The house where I’m renting has a small backyard with some fruit trees. When I mentioned that I was interested in gardening, my landlord (and roommate), Keith, got inspired, and decided to build some raised boxes in which to plant some herbs and veggies. He also has a couple of small cherry tomato plants in pots.
Here’s a few pictures of the new garden:
Not pictured are an apple tree, a navel orange tree, a lime tree, a blood orange tree, a plum tree, and a small kumquat shrub. The only plant with ripe fruit right now is the Meyer lemon.
I’m planning to add a few more vegetables and herbs of my own to the garden. Although in Seattle, it would probably be a little too late to start some things from seed, being in zone 9b, I expect a long growing season. Oddly enough, I don’t see a lot of vegetable gardens in yards, like there were in Seattle. I wonder if there are challenges to growing vegetables here that I don’t foresee…
The blueberries at the Community Garden in Seattle ripened just in the nick of time! The Friday before I left, there were finally enough ripe blueberries on the bushes for a decent harvest. (As a side note, apparently blueberry season just ended in the bay area. It would have been really sad if I left just before blueberry season started in Washington and arrived just after blueberry season ended in California.)
I ate several fresh, of course, but I saved a cup for a recipe I wanted to make: Fudgy Wudgy Blueberry Brownies.
This recipe comes from Veganomicon, a cookbook I’ve mentioned on this blog in the past. What I didn’t mention was that I’m on a mission to cook every recipe in this cookbook.
Why, you ask? Good question.
I can’t really tell you why I wanted to cook every recipe in the book. It sounded fun, I had tried several of the recipes already and liked them, and…. it’s important to have goals in life. What can I say?
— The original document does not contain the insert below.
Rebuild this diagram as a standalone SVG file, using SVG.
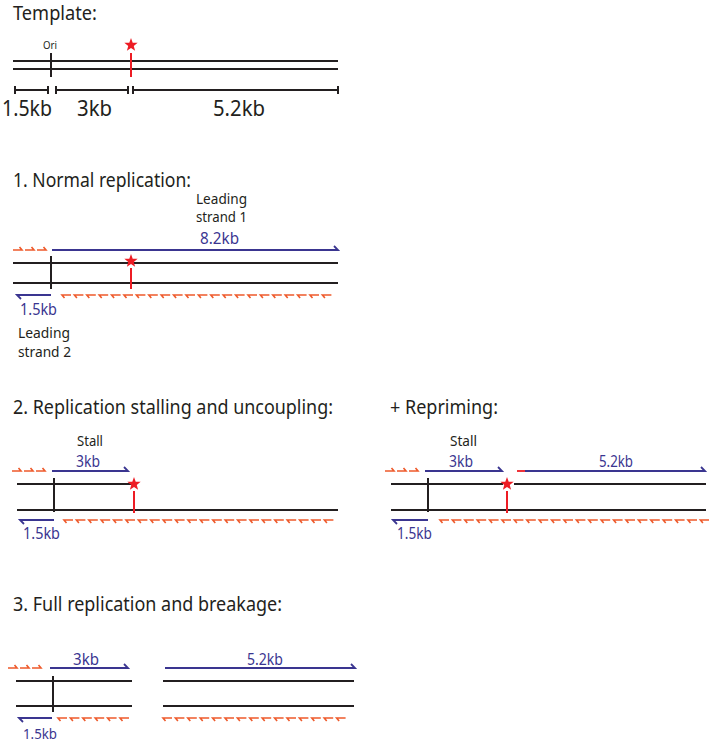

There are over 250 recipes in the book, and I’ve made almost 200 of them since December. I’m enjoying it even more than I thought I would. I haven’t enjoyed every recipe I’ve made (there were a few that just didn’t suit me flavor-wise) but making all of the recipes has gotten me to try things I wouldn’t have otherwise. The asparagus quiche was one of those recipes, and these blueberry brownies are another. Vegan baking is always a bit tricky, and I wouldn’t have wanted to waste fresh blueberries on something with a relatively low pre-bake probability of success. But, it was in the book, so I had to make it.
The recipe calls for 1 cup of fresh blueberries and a 10oz jar of blueberry jelly, in addition to typical brownie ingredients (flour, sugar, oil, baking soda, baking powder, salt, etc). I couldn’t find blueberry jelly, so I used mixed berry jelly.
This recipe turned out surprisingly well! It was a little cake-y right out of the oven, which was disappointing given the name “Fudgy Wudgy Blueberry Brownies” (false advertising). I prefer my brownies fudgy. I found that they tasted better and had a slightly dense texture the in the following days after they had been in the refrigerator. The tartness of the blueberries was a surprisingly refreshing addition. I would definitely recommend this recipe and I would make it again. Another win for Veganomicon!
The raspberry trellises are still standing and the canes are producing plenty of raspberries! The rows still need to be filled out with canes from other parts of the yard, but that job is for a later time.
The hazelnut trees are growing nicely – the two that were bare root (the two on the right below) are doing better than the one that came potted. Dad constructed fences out of tomato cages around two of them to make sure the deer wouldn’t get to them.
The hazelnut seeds however, don’t seem to have done anything.
The hydrangea that was transplanted is growing nicely, and is producing flowers. (The madrone, however, is dead.)
The fig trees are also growing nicely, but unfortunately not producing much fruit.
That’s all for now. I’m still getting settled in California, but I’ll be back with posts about my new “garden” here in the coming weeks.